**GOAL:** Retype the lines beneath this one, from the first through the line containing "(0,0) rectangle (1487,818);". Pictures are left out.

**INFORMATION SUPPLIED:**
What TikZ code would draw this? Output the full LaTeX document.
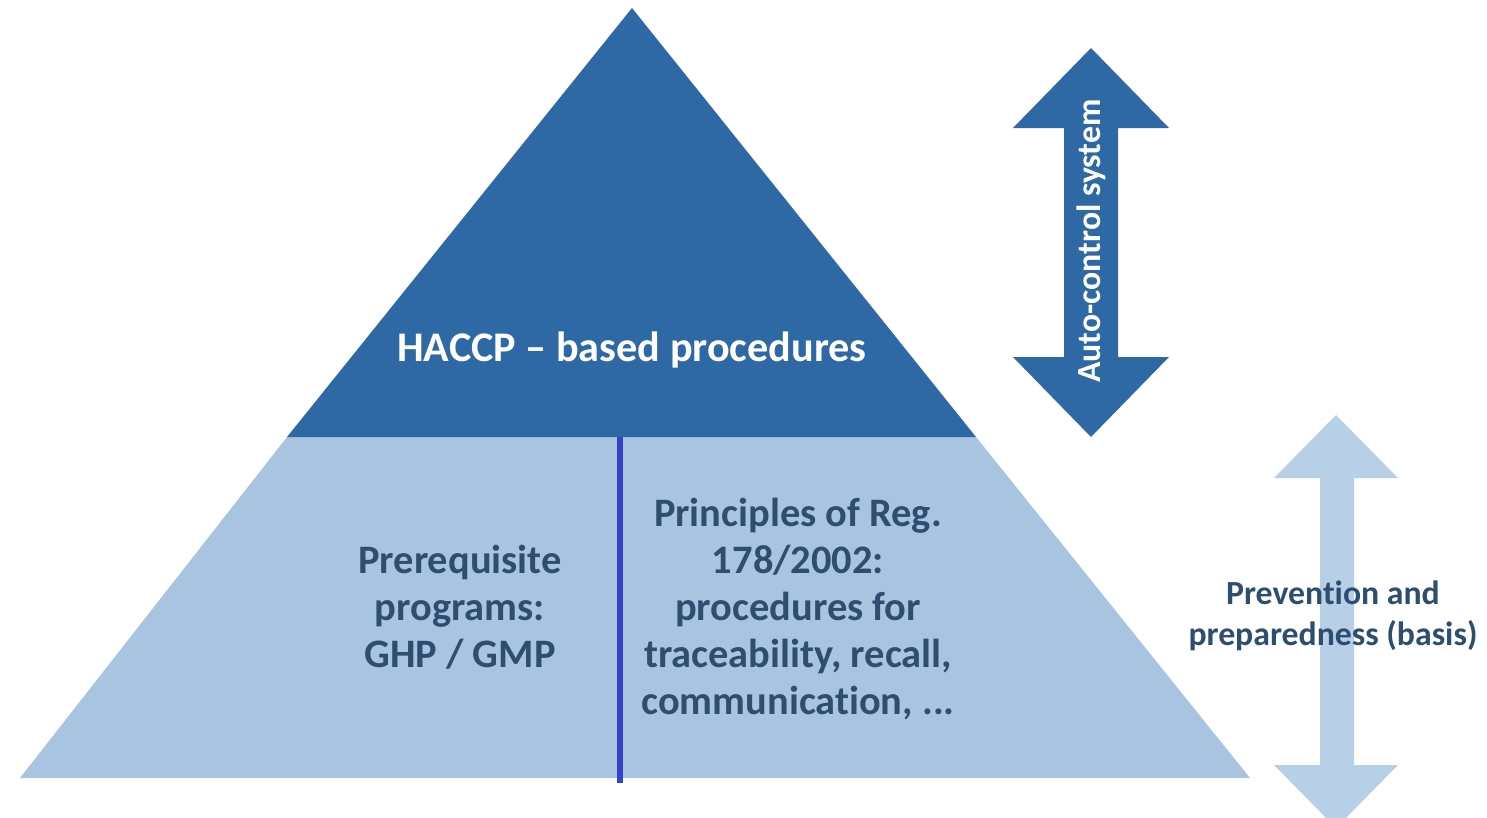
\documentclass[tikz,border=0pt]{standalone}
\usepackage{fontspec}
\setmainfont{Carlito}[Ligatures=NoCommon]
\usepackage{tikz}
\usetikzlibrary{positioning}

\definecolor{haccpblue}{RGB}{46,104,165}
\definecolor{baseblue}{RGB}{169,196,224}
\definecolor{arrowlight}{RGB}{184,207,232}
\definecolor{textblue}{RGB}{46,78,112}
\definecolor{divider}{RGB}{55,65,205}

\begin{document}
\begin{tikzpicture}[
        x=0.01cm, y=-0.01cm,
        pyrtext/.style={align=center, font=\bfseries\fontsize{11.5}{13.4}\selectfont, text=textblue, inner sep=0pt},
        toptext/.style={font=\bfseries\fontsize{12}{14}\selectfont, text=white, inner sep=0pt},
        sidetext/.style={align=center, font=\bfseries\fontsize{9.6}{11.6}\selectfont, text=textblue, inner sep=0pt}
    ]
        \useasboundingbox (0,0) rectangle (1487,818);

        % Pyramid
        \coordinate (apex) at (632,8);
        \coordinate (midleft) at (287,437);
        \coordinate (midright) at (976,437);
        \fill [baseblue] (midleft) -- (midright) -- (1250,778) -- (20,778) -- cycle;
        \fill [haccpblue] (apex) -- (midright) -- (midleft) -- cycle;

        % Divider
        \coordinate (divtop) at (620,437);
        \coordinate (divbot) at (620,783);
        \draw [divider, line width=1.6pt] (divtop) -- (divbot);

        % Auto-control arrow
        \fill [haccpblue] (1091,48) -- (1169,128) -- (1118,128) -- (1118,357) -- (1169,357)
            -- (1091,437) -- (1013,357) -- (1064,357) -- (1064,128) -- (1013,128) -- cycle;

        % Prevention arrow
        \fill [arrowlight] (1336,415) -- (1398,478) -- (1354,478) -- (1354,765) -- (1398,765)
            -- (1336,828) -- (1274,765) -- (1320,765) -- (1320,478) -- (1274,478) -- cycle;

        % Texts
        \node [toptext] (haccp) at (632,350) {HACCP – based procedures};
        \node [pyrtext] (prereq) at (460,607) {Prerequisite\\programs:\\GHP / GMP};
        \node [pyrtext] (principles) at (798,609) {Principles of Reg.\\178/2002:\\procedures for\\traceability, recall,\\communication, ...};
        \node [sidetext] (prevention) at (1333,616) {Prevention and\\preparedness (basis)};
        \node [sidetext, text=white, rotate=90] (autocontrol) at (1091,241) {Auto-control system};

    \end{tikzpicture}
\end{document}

**THE SOLUTION:**
What TikZ code would draw this? Output the full LaTeX document.
\documentclass[tikz,border=0pt]{standalone}
\usepackage{fontspec}
\setmainfont{Carlito}[Ligatures=NoCommon]
\usepackage{tikz}
\usetikzlibrary{positioning}

\definecolor{haccpblue}{RGB}{46,104,165}
\definecolor{baseblue}{RGB}{169,196,224}
\definecolor{arrowlight}{RGB}{184,207,232}
\definecolor{textblue}{RGB}{46,78,112}
\definecolor{divider}{RGB}{55,65,205}

\begin{document}
\begin{tikzpicture}[
        x=0.01cm, y=-0.01cm,
        pyrtext/.style={align=center, font=\bfseries\fontsize{11.5}{13.4}\selectfont, text=textblue, inner sep=0pt},
        toptext/.style={font=\bfseries\fontsize{12}{14}\selectfont, text=white, inner sep=0pt},
        sidetext/.style={align=center, font=\bfseries\fontsize{9.6}{11.6}\selectfont, text=textblue, inner sep=0pt}
    ]
        \useasboundingbox (0,0) rectangle (1487,818);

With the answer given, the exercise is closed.